Homer: All my other senses are getting sharper! Bart, you had pizza for lunch. Lisa, you’re extremely depressed.
Krusty: Hey, Homer, do you remember this voice?
Homer: Kathleen Turner! Rawrrrrr!
Grampa Simpson: Holy Toledo! What’s keeping that dress on?
Sideshow Mel: The entire collective will of this audience.
Marge: Homer, these people are professional roasters. Don’t give them fodder.
I Am Furious (Yellow)
Bart: Why does Danger Dog mean more to me than school or church?
Geoff Jenkins: Because those things suck.
Stan Lee: Hey, aren’t you the guy who was stalking Linda Carter.
Comic Book Guy: The term is “courting.”
Bart: Stan Lee came back?
Comic Book Guy: Stan Lee never left. I’m starting to think that his mind is no longer in mint condition.
Krusty: Woah, that’s funny! There’s only one way I can compete with this. {on the intercom} Book that animal that always chomps on my groin.
Secretary: Susan Anton?
Krusty: No, the lemur.
The Sweetest Apu
Homer: Are you sure you don’t want to come? It’s a Civil War reenactment. We need lots of Indians to shoot.
Apu: I don’t know which part of that statement to correct first.
Apu: Hello Annette.
Annette: How’s life, handsome?
Apu: Eh. Take-a-penny, leave-a-penny.
Lisa: Come on, Dad! We’re gonna be late.
Homer: Okay okay. Don’t go all Mary Todd on us.
Homer to Marge: Why do you always take the side of local merchants?
Apu: I always thought karma was bologna but not anymore.
Homer: Mmmm… caramel bologna.
James Lipton: It’s a pleasure to eat your lead, good sir.
Manjula: I know you have all gone to a lot of trouble to meddle in my affairs. But you cannot change my mind with one night of blasphemy and store-bought tandoori. Or should I say, blandoori!

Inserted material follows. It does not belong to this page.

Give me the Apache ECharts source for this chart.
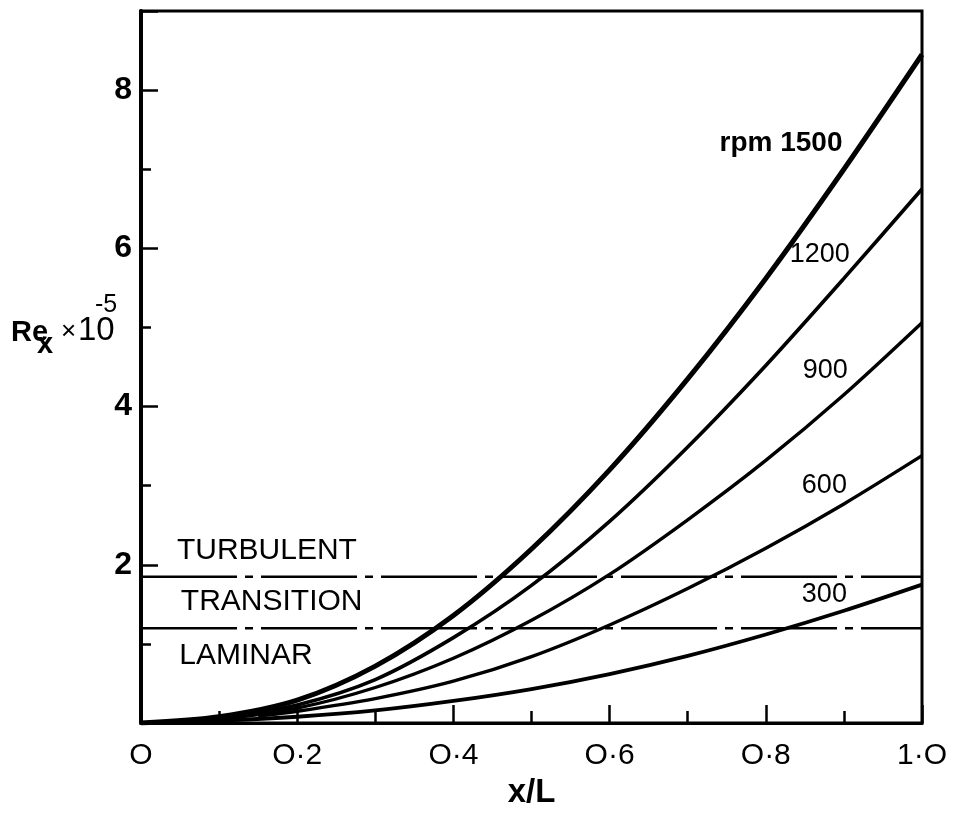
<!DOCTYPE html>
<html>
<head>
<meta charset="utf-8">
<title>Re_x vs x/L</title>
<script src="https://cdn.jsdelivr.net/npm/echarts@6/dist/echarts.min.js"></script>
<style>
  html, body { margin: 0; padding: 0; background: #fff; }
  #chart { width: 961px; height: 814px; }
</style>
</head>
<body>
<div id="chart"></div>
<script>
// Local Reynolds number along the plate for five rotor speeds
const rpm1500 = [[0,0],[0.1,0.08],[0.2,0.29],[0.3,0.72],[0.4,1.36],[0.5,2.2],[0.6,3.2],[0.7,4.35],[0.8,5.62],[0.9,7.0],[1.0,8.45]];
const rpm1200 = [[0,0],[0.1,0.06],[0.2,0.23],[0.3,0.55],[0.4,1.08],[0.5,1.74],[0.6,2.55],[0.7,3.49],[0.8,4.52],[0.9,5.62],[1.0,6.75]];
const rpm900  = [[0,0],[0.1,0.05],[0.2,0.19],[0.3,0.45],[0.4,0.82],[0.5,1.3],[0.6,1.88],[0.7,2.57],[0.8,3.32],[0.9,4.15],[1.0,5.06]];
const rpm600  = [[0.15,0.09],[0.2,0.15],[0.3,0.31],[0.4,0.53],[0.5,0.84],[0.6,1.24],[0.7,1.7],[0.8,2.21],[0.9,2.77],[1.0,3.38]];
const rpm300  = [[0,0],[0.1,0.03],[0.2,0.08],[0.3,0.16],[0.4,0.28],[0.5,0.43],[0.6,0.62],[0.7,0.85],[0.8,1.12],[0.9,1.42],[1.0,1.75]];

// Regime boundaries (Re_x x 10^-5)
const turbulentOnset = 1.85;
const transitionOnset = 1.2;

// Tick labels
const xTickLabels = { 0: 'O', 0.2: 'O·2', 0.4: 'O·4', 0.6: 'O·6', 0.8: 'O·8', 1: '1·O' };
const yTickLabels = { 2: '2', 4: '4', 6: '6', 8: '8' };

const curveLabels = ['rpm 1500', '1200', '900', '600', '300'];
const regimeLabels = ['TURBULENT', 'TRANSITION', 'LAMINAR'];

const FONT = '"Liberation Sans", Arial, sans-serif';
const INK = '#000';

function curve(name, data, width, labelText, labelCoord, bold) {
  return {
    name: name,
    type: 'line',
    data: data,
    smooth: 0.3,
    symbol: 'none',
    lineStyle: { color: INK, width: width },
    z: 3,
    markPoint: {
      symbol: 'circle',
      symbolSize: 0,
      silent: true,
      data: [{ coord: labelCoord, value: labelText }],
      label: {
        show: true,
        position: 'inside',
        formatter: labelText,
        color: INK,
        fontFamily: FONT,
        fontSize: bold ? 28 : 27,
        fontWeight: bold ? 'bold' : 'normal'
      }
    }
  };
}

function boundary(level, labels) {
  return {
    type: 'line',
    data: [[0, level], [1, level]],
    symbol: 'none',
    lineStyle: { color: INK, width: 2.5, type: [96, 8, 8, 8] },
    z: 2,
    markPoint: {
      symbol: 'circle',
      symbolSize: 0,
      silent: true,
      data: labels.map(l => ({ coord: l.coord, value: l.text, label: { formatter: l.text } })),
      label: {
        show: true,
        position: 'right',
        distance: 0,
        color: INK,
        fontFamily: FONT,
        fontSize: 30
      }
    }
  };
}

const chart = echarts.init(document.getElementById('chart'), null, { renderer: 'canvas' });

chart.setOption({
  backgroundColor: '#fff',
  animation: false,
  grid: {
    left: 141, right: 39, top: 11, bottom: 89,
    show: true, borderColor: INK, borderWidth: 3, backgroundColor: 'transparent'
  },
  xAxis: {
    type: 'value',
    min: 0, max: 1, interval: 0.2,
    name: 'x/L',
    nameLocation: 'middle',
    nameGap: 52,
    nameTextStyle: { color: INK, fontFamily: FONT, fontSize: 33, fontWeight: 'bold' },
    axisLine: { show: true, lineStyle: { color: INK, width: 3 } },
    axisTick: { show: true, inside: true, length: 18, lineStyle: { color: INK, width: 2.5 } },
    minorTick: { show: true, splitNumber: 2, length: 12, lineStyle: { color: INK, width: 2.5 } },
    splitLine: { show: false },
    axisLabel: {
      color: INK, fontFamily: FONT, fontSize: 30, margin: 18,
      formatter: v => xTickLabels[Math.round(v * 10) / 10] || ''
    }
  },
  yAxis: {
    type: 'value',
    min: 0, max: 9, interval: 2,
    axisLine: { show: true, lineStyle: { color: INK, width: 4 } },
    axisTick: { show: true, inside: true, length: 17, lineStyle: { color: INK, width: 2.5 } },
    minorTick: { show: true, splitNumber: 2, length: 10, lineStyle: { color: INK, width: 2.5 } },
    splitLine: { show: false },
    axisLabel: {
      color: INK, fontFamily: FONT, fontSize: 32, fontWeight: 'bold', margin: 9,
      showMaxLabel: false,
      formatter: v => yTickLabels[v] || ''
    }
  },
  graphic: [
    { type: 'text', left: 11, top: 318, style: { text: 'Re', font: 'bold 29px ' + FONT, fill: INK } },
    { type: 'text', left: 37, top: 330, style: { text: 'x', font: 'bold 29px ' + FONT, fill: INK } },
    { type: 'text', left: 61, top: 319, style: { text: '×', font: '26px ' + FONT, fill: INK } },
    { type: 'text', left: 78, top: 314, style: { text: '10', font: '33px ' + FONT, fill: INK } },
    { type: 'text', left: 95, top: 293, style: { text: '-5', font: '25px ' + FONT, fill: INK } }
  ],
  series: [
    curve('1500', rpm1500, 5, curveLabels[0], [0.8195, 7.33], true),
    curve('1200', rpm1200, 3.6, curveLabels[1], [0.869, 5.92], false),
    curve('900', rpm900, 3.4, curveLabels[2], [0.876, 4.46], false),
    curve('600', rpm600, 3.4, curveLabels[3], [0.875, 3.0], false),
    curve('300', rpm300, 3.8, curveLabels[4], [0.875, 1.62], false),
    boundary(turbulentOnset, [
      { text: regimeLabels[0], coord: [0.046, 2.18] },
      { text: regimeLabels[1], coord: [0.051, 1.53] }
    ]),
    boundary(transitionOnset, [
      { text: regimeLabels[2], coord: [0.049, 0.85] }
    ])
  ]
});
</script>
</body>
</html>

Little Girl in the Big Ten
Lisa: Who wants to put on a leotard and get screamed at.
Homer: Well, hookers and Spider-man.
Homer: Are you okay, Lisa?
Lisa: I’m more than okay. Ich bin ein gymnast!
Homer: Aw, she must have dreamt of Hitler again.
Krusty: Laziness is counter-revolutionary.
Lugash: You girls were all great. Cats back for everyone.
Gymnast: I had a dog.
Lugash: Is cat now!
Lisa to herself: Wow! I’m actually passing as a college student. And they don’t have a Blues Clues. Whoops. Gotta age it up. {out loud} Life sucks.
Gymnast: Totally.
Dr. Hibbert: Now you’re sure you haven’t been to China? There’s no shame in it.
Marge: I knew it was serious when he didn’t want ice cream.
Bart: I did want ice cream!
Marge: Well your father ate it all!
Bart: I’m just going to hang out in this vent. Does this thing suck or blow? {the vent fires up} Suck!
The Frying Game
Lenny: If you ask me, Muhammad Ali in his prime was much better than anti-lock brakes.
Carl: Yeah, what about Johnny Mathis versus Diet Pepsi?
EPA: Mr. Simpson, allowing an endangered species to die is a federal offense under the Reversal of Freedoms Act of 1994.
Judge Roy Snyder: Homer Simpson, for attempted insecticide and aggravated buggery, I sentence you to 200 hours community service.
Old Jewish Man: Didn’t these meals used to have cobbler?
Homer: Uh. They discontinued the cobbler.
Old Jewish Man: You smell like cobbler!
Homer: Now let’s not get into who smells like what.
Homer: Can’t you do anything? Surprise witnesses? Evidence tampering? Play the race card! {menacingly} Play it!
Homer is talking to Carmen Electra’s chest
Carmen Electra: Uh. Homer, my face is up here.
Homer: I’ve made my choice.
Poppa’s Got a Brand New Badge
Lisa: Dad, no! We’re trying to conserve energy.
Homer: Lisa, if we start conserving, the environmentalists win!
Homer: Oh. Every time Santa and I get together it’s a disaster.
Bart: Can I have a beer?
Homer: Alright, but not the imported.
Marge: Homer!
Homer: You’ve got set limits Marge.
Homer: Did you steal dolls from my daughter?
Jimbo: I think they demean women.
Homer: Well think again, son. You’re going to juvie.
Jimbo: But I just got out of juvie.
Homer: Good. Cause I need directions.
Homer: I don’t get it. I finally did a job where I wasn’t lazy, stupid or corrupt. And now I’m going to get killed for it!
Marge: Well then who shot all the gangsters?
Homer: I must have a guardian angel. With a rifle.